A new trial has been granted in the case of a Missouri couple arrested while preaching and praying on a public street corner.
Last November, Michael Wheeler was sharing his faith at the Transit Plaza Park area in Kansas City, Missouri, while his wife Joy was praying nearby when a Metro Bus supervisor approached the couple and told them to leave. The Wheelers began to pray and soon were arrested by police. The man was charged with trespassing and disorderly conduct and his wife with disorderly conduct, and the two spent the night in jail.
The Alliance Defense Fund (ADF) intervened in the matter, requesting that the case be dismissed. Although a municipal court denied the motion, the Wheelers were granted a new trial on appeal.

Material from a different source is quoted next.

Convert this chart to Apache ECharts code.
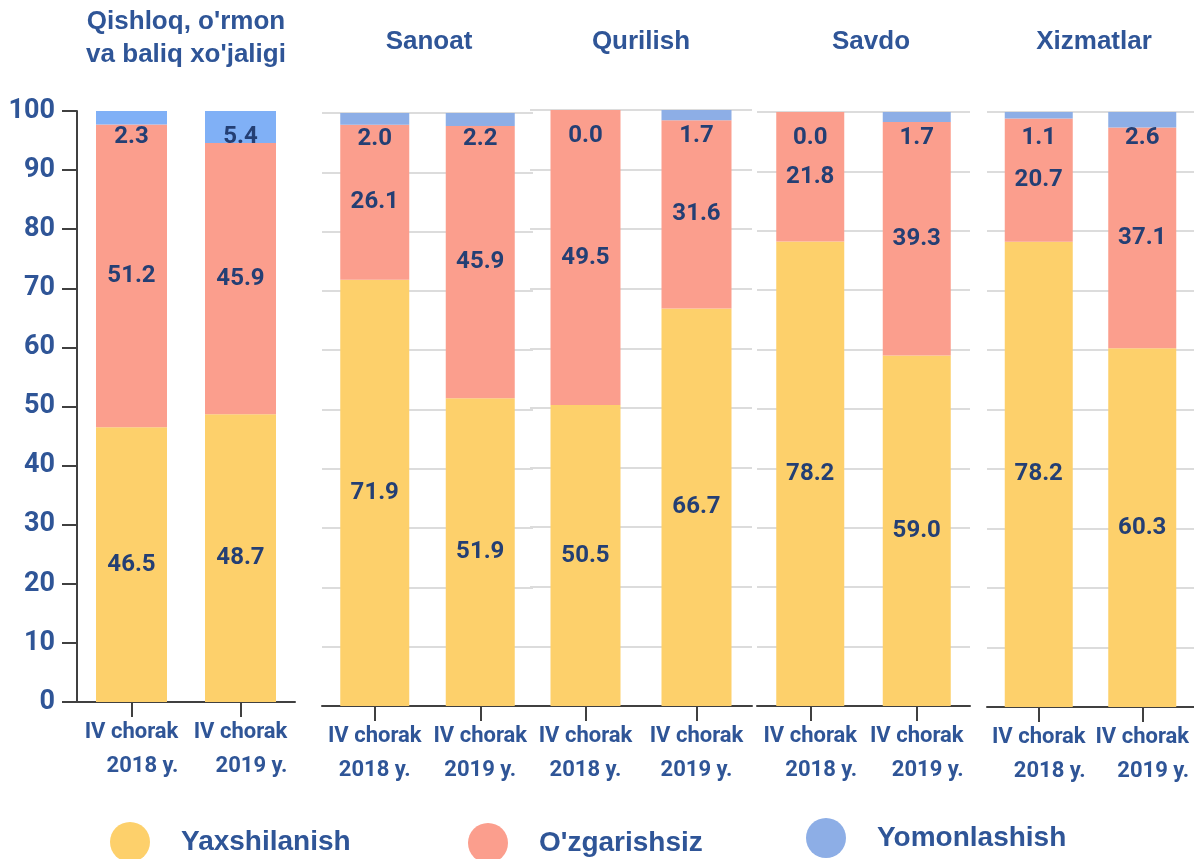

ADF lawyer David LaPlante says the Constitution of the United States clearly protects religious speech under these circumstances. “In a case like this, when you are on a public street corner, a sidewalk in a park, and even here where there was an outside, uncovered public bus stop, that is a traditional public forum,” he asserts.
“The government cannot restrict your speech based on its viewpoint,” LaPlante insists. Nevertheless, he says it is clear that, in this incident and elsewhere in America, “religious speech is at stake.” He adds, “It is hard to believe that we've come to a point in our country where Christians are arrested for sharing the gospel on a public street corner.”
“Christians are not second-class citizens, and our speech, religious speech, cannot be treated any differently than any other speech,” he says. “Christians should not be arrested for exercising their First Amendment rights.”
The new trial in City of Kansas City v. Wheeler has been set for August 11, 2006, in Jackson County Circuit Court.